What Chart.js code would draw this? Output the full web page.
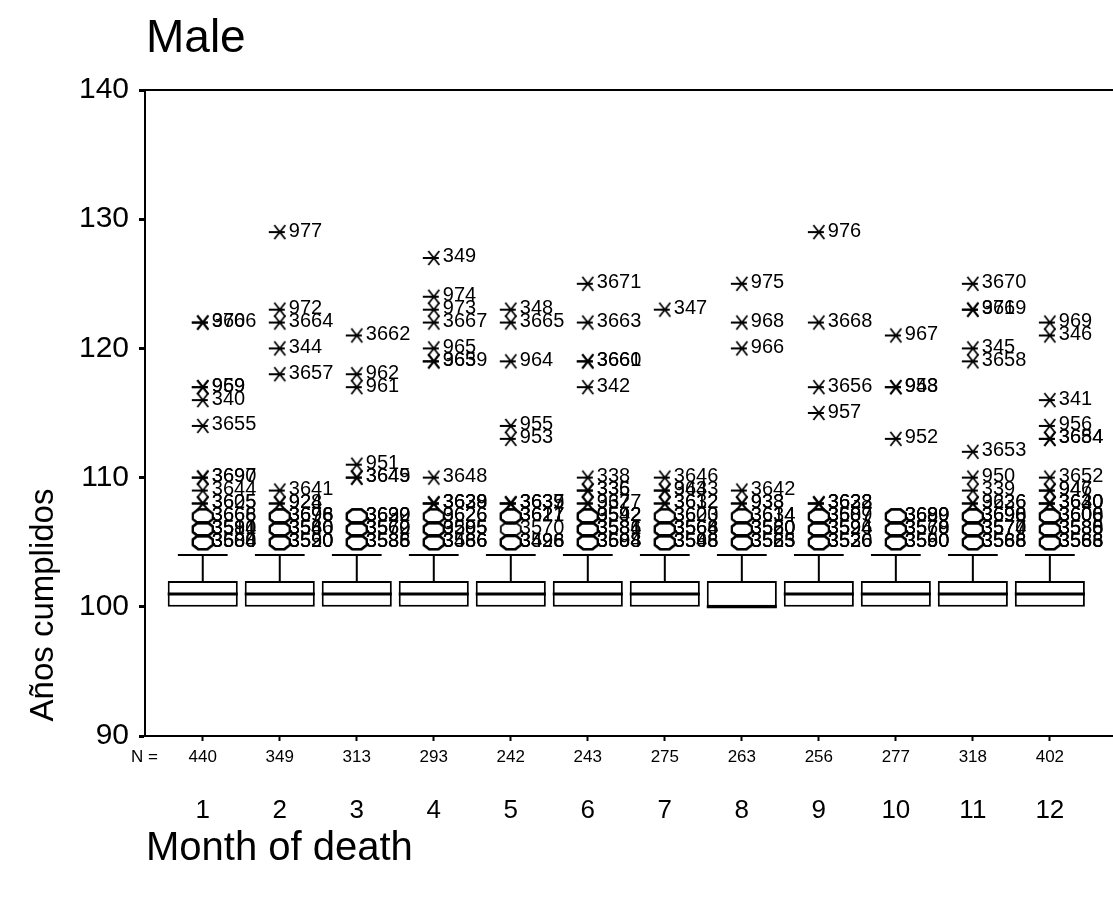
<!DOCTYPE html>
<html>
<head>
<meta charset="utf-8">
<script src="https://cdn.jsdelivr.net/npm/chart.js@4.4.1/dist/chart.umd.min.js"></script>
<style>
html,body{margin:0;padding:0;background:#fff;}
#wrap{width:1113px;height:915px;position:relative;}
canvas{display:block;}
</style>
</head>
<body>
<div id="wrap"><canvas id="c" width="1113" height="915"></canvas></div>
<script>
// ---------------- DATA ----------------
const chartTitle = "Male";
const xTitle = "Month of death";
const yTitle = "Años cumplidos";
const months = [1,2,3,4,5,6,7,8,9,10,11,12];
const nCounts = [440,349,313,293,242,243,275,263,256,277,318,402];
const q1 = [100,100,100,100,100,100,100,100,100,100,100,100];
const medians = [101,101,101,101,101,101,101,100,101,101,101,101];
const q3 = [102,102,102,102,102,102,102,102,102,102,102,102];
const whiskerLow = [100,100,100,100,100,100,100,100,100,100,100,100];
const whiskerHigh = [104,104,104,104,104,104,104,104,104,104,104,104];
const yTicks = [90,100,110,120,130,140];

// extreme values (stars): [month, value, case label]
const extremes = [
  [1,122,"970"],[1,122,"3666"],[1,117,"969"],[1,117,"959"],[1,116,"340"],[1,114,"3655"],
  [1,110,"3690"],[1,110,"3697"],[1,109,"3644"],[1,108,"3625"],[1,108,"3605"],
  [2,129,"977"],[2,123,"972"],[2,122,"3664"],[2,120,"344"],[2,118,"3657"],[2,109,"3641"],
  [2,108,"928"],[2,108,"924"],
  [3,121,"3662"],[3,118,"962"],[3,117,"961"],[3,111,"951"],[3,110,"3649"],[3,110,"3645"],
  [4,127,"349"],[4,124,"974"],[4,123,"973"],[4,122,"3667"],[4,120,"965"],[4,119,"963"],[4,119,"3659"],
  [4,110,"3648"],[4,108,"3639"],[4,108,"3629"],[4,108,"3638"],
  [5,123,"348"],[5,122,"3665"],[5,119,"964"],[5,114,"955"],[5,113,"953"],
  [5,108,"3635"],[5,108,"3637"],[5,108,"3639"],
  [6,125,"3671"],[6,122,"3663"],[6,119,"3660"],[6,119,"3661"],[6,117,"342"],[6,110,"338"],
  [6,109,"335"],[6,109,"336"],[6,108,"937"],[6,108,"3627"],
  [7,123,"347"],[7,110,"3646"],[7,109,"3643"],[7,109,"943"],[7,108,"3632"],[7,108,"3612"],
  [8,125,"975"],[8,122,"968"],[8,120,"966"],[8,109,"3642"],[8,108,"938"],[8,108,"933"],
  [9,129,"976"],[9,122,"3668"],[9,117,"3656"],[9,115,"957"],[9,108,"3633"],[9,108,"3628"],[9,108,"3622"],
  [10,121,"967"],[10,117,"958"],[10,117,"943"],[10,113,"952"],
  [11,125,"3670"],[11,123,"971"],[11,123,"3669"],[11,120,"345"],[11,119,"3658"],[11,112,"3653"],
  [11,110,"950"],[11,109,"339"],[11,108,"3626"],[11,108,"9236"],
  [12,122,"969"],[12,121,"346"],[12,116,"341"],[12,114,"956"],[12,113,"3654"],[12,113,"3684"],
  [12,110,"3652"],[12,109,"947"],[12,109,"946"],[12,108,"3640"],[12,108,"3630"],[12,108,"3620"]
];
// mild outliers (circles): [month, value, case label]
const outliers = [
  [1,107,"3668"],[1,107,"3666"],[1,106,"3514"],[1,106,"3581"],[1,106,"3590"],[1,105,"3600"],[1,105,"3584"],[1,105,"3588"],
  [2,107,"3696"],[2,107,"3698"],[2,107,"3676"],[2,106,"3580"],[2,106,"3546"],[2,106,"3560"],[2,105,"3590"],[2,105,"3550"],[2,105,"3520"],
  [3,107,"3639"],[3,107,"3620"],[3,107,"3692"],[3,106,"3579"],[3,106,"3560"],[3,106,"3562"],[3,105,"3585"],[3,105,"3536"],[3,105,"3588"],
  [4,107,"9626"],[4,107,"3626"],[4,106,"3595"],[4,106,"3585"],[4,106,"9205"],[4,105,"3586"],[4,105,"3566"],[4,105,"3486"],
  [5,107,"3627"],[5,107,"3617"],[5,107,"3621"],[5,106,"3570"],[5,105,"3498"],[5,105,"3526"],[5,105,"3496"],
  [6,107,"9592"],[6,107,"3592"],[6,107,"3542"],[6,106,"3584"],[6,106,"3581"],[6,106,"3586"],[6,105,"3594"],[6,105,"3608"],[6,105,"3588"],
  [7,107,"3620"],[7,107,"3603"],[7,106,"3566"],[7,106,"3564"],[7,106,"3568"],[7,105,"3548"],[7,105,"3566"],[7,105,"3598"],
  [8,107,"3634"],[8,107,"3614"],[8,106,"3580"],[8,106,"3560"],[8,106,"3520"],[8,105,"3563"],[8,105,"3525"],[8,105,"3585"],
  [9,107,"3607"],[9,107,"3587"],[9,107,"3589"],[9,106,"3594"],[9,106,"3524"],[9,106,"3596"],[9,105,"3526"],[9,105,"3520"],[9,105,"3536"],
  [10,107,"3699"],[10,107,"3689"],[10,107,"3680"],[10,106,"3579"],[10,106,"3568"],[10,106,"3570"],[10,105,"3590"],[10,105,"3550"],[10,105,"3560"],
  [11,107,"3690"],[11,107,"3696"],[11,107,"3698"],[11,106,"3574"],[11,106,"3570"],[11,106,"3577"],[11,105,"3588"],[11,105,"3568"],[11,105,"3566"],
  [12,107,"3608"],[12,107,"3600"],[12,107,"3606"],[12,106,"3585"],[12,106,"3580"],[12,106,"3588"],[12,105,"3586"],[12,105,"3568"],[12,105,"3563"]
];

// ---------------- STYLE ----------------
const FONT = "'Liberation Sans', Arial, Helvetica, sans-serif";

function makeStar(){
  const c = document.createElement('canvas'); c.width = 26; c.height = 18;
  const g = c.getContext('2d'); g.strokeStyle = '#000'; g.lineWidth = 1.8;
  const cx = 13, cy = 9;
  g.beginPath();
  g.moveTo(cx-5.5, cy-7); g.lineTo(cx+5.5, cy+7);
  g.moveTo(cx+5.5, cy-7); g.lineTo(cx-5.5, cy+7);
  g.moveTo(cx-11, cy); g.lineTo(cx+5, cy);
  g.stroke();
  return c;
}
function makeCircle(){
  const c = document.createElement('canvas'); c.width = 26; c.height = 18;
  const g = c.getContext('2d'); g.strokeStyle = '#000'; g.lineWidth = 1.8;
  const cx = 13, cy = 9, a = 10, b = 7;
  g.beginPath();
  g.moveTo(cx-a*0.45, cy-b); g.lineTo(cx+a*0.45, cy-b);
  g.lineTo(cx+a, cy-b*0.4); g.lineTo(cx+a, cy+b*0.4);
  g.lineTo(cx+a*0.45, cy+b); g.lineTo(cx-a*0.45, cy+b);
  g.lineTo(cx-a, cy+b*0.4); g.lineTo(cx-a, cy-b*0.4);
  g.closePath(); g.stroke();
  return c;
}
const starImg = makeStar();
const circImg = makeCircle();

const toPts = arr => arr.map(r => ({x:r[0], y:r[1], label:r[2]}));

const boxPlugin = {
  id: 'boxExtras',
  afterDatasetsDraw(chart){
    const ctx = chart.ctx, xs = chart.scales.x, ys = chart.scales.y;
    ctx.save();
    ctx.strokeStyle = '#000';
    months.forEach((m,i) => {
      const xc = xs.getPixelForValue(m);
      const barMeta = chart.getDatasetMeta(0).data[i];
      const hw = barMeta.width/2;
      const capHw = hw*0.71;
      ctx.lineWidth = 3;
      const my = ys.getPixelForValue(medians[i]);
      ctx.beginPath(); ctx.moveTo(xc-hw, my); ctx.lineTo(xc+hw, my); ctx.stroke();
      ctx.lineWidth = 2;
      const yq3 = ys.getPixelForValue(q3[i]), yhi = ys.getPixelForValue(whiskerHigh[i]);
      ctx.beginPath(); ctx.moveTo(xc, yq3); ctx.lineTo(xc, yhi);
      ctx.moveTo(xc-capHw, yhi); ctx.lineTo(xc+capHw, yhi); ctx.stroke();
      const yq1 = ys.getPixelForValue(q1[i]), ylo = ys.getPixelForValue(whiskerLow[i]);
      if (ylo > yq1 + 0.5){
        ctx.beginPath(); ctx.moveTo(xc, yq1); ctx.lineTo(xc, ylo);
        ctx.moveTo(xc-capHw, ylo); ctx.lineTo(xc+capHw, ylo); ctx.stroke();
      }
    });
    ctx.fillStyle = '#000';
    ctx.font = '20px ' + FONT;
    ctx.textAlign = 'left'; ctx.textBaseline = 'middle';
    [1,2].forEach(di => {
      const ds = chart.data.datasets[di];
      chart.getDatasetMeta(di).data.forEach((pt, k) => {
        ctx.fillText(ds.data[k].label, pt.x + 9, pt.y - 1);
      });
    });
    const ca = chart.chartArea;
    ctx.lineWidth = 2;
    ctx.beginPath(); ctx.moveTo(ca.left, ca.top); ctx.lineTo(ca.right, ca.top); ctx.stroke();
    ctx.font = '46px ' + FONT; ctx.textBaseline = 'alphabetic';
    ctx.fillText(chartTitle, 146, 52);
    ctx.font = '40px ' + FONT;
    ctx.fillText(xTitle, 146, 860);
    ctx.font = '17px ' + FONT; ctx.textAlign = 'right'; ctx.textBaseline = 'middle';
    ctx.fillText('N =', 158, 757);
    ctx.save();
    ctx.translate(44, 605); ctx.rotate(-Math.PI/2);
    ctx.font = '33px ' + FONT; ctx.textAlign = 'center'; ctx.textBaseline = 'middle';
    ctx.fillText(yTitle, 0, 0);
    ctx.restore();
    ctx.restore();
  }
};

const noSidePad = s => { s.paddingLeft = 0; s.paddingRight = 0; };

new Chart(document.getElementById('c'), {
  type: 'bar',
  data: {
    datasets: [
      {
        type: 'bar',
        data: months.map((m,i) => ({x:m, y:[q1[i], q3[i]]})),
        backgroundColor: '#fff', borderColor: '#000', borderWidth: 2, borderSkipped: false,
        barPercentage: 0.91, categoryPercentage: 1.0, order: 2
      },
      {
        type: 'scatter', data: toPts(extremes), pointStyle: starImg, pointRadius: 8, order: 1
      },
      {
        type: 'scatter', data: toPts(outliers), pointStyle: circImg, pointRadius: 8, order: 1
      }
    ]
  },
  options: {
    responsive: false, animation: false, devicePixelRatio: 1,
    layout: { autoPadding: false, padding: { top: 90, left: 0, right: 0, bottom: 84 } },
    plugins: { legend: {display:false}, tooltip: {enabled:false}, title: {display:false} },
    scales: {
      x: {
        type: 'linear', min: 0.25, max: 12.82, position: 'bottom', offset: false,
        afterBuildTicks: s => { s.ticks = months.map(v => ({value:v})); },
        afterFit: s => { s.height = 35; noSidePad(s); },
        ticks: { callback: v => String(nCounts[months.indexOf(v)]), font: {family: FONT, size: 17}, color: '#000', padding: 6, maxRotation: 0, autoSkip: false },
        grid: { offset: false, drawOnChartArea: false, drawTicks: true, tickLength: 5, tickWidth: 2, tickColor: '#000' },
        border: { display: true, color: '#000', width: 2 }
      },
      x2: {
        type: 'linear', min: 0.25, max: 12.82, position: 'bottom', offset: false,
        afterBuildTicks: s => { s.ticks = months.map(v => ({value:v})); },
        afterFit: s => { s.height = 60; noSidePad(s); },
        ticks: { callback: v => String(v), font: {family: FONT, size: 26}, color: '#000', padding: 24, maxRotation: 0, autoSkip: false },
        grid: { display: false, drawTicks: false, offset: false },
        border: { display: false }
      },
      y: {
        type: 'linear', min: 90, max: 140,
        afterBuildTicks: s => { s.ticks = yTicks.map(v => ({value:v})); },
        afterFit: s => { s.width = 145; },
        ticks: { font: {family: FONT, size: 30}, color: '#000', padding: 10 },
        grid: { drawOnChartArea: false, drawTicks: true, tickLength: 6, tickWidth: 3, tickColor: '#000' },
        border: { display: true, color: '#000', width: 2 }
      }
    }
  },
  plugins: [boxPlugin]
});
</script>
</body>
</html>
= = = = =
= Short problem =
From the first line of the material down to the line containing "const yTicks = [90,100,110,120,130,140];", inclusive, return each line exactly, skipping any picture.

= Task result =
What Chart.js code would draw this? Output the full web page.
<!DOCTYPE html>
<html>
<head>
<meta charset="utf-8">
<script src="https://cdn.jsdelivr.net/npm/chart.js@4.4.1/dist/chart.umd.min.js"></script>
<style>
html,body{margin:0;padding:0;background:#fff;}
#wrap{width:1113px;height:915px;position:relative;}
canvas{display:block;}
</style>
</head>
<body>
<div id="wrap"><canvas id="c" width="1113" height="915"></canvas></div>
<script>
// ---------------- DATA ----------------
const chartTitle = "Male";
const xTitle = "Month of death";
const yTitle = "Años cumplidos";
const months = [1,2,3,4,5,6,7,8,9,10,11,12];
const nCounts = [440,349,313,293,242,243,275,263,256,277,318,402];
const q1 = [100,100,100,100,100,100,100,100,100,100,100,100];
const medians = [101,101,101,101,101,101,101,100,101,101,101,101];
const q3 = [102,102,102,102,102,102,102,102,102,102,102,102];
const whiskerLow = [100,100,100,100,100,100,100,100,100,100,100,100];
const whiskerHigh = [104,104,104,104,104,104,104,104,104,104,104,104];
const yTicks = [90,100,110,120,130,140];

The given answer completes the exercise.